Less than a year ago, HUD ordered the City of Houston to make specific changes to its housing policies, with the threat of litigation and loss of future federal funds a real possibility. The Turner administration, like those before it, seems unfazed, using every political tool to continue the practice.
Meanwhile, a short ten minute drive down the Southwest Freeway takes you to Sugar Land where they’re considering a cap to limit apartments to no more than 12% of the total housing units. Residents appearing before the City of Sugar Land’s planning commission describe concerns about too much population density.
“I think a lot of people have memories of what happened in southwest Houston back in the ‘80s, where there was a large number of apartment complexes that quickly became section 8 housing,” said land use advisory committee member Glenn Smith. “They began to be run down, and I think [Sugar Land] residents are just afraid there might be that kind of thing happening here.”
Indeed. They’re smart to be concerned.
Policy Makers Appear Defeated; They Cannot Envision Any Use for the Land other than Low-Income Apartments.
In my two recent visits to Houston city council a common refrain was repeated by several council members including Laster, Green, and Davis, that the land’s best use was for apartments, and that it was foolish to think otherwise.

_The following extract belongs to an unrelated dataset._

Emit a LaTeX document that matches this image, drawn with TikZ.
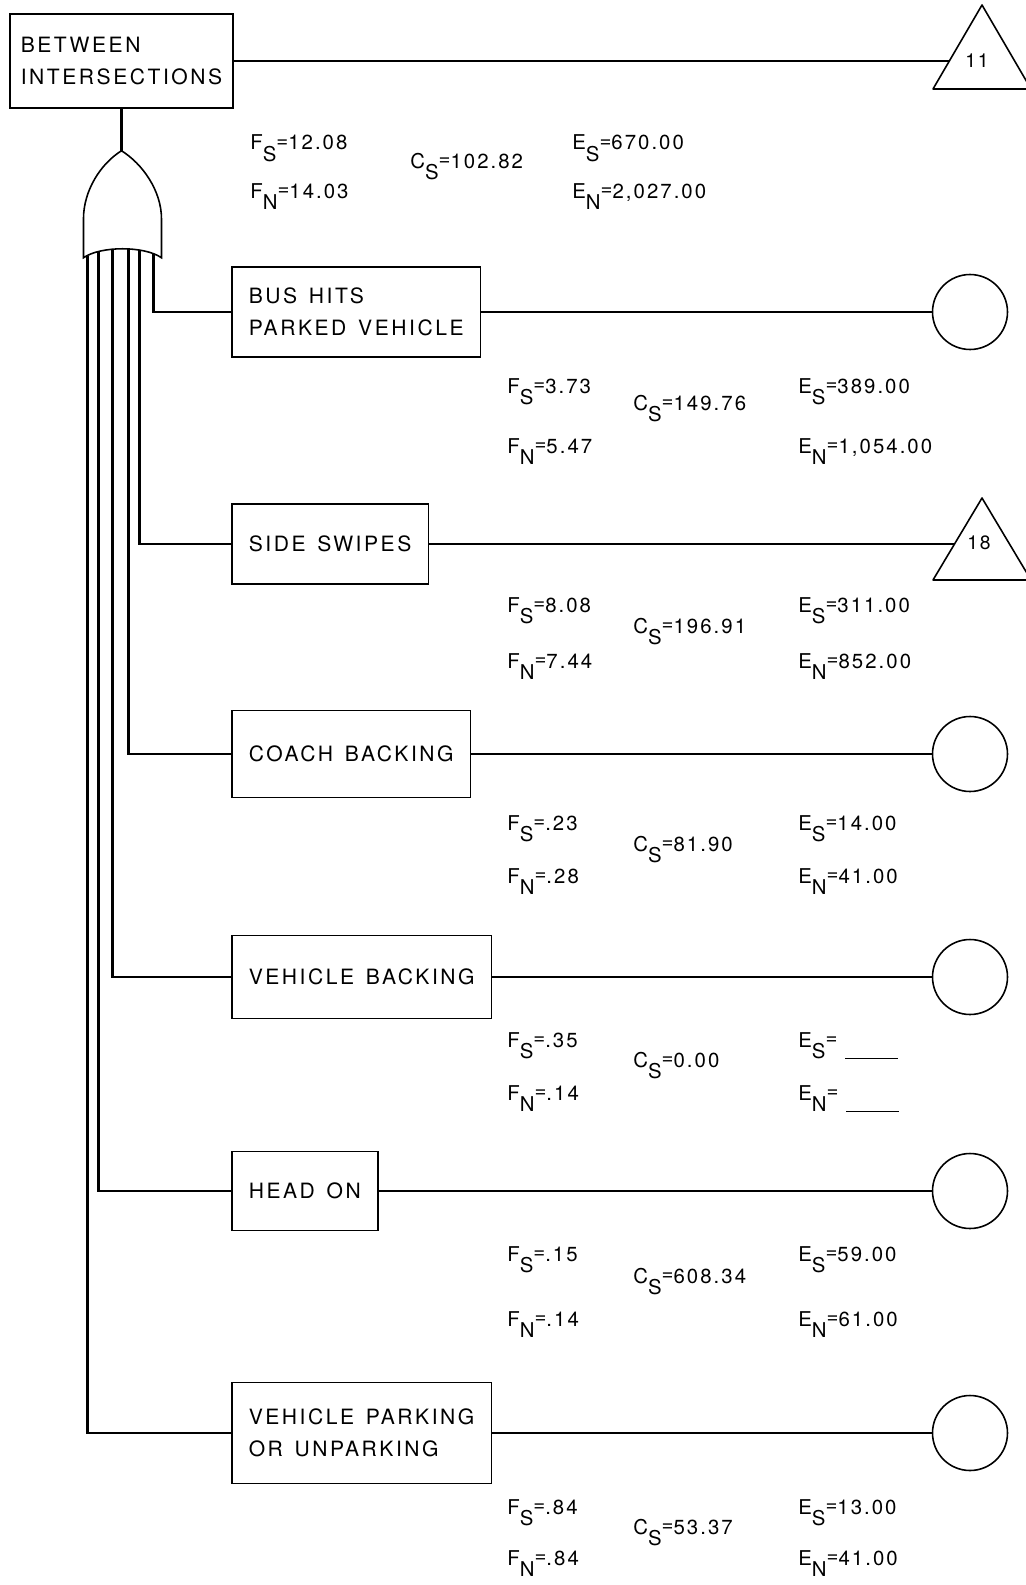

When I pointed out that the land across the street was purchased by Strake Jesuit and the old apartments on that seven acre plat were demolished they were dismissive — Do you know of another buyer who plans to build something other than apartments?
After almost twenty years of property taxes dedicated to the Sharpstown Improvement District, then Management District, and Tax increment Zone, for economic development they have nothing? No thought or possibility?
Our redevelopment it seems is limited to low income apartments, more hot-sheet motels, and tax exempt non-profit service providers.
One might ask why it is so important to policy makers to dedicate such a large block of land for low income housing for another 15-25 years.
Federal Funds for housing are intoxicating!
They want more density and more people, but have no funds for additional infrastructure, public safety, or support. Why?
The clue might be in looking hard at the participants of the Gulfton-Sharpstown Complete Communities project and the local, state, and federal funding supporting a symphony of non profits within our community.
Despite all the funds expended and services provided, the poverty rate exceeds 42% of the population in the Gulfton-Sharpstown corridor, now more than double the City average. That’s a 20% jump since 2010, while the actual population remained flat.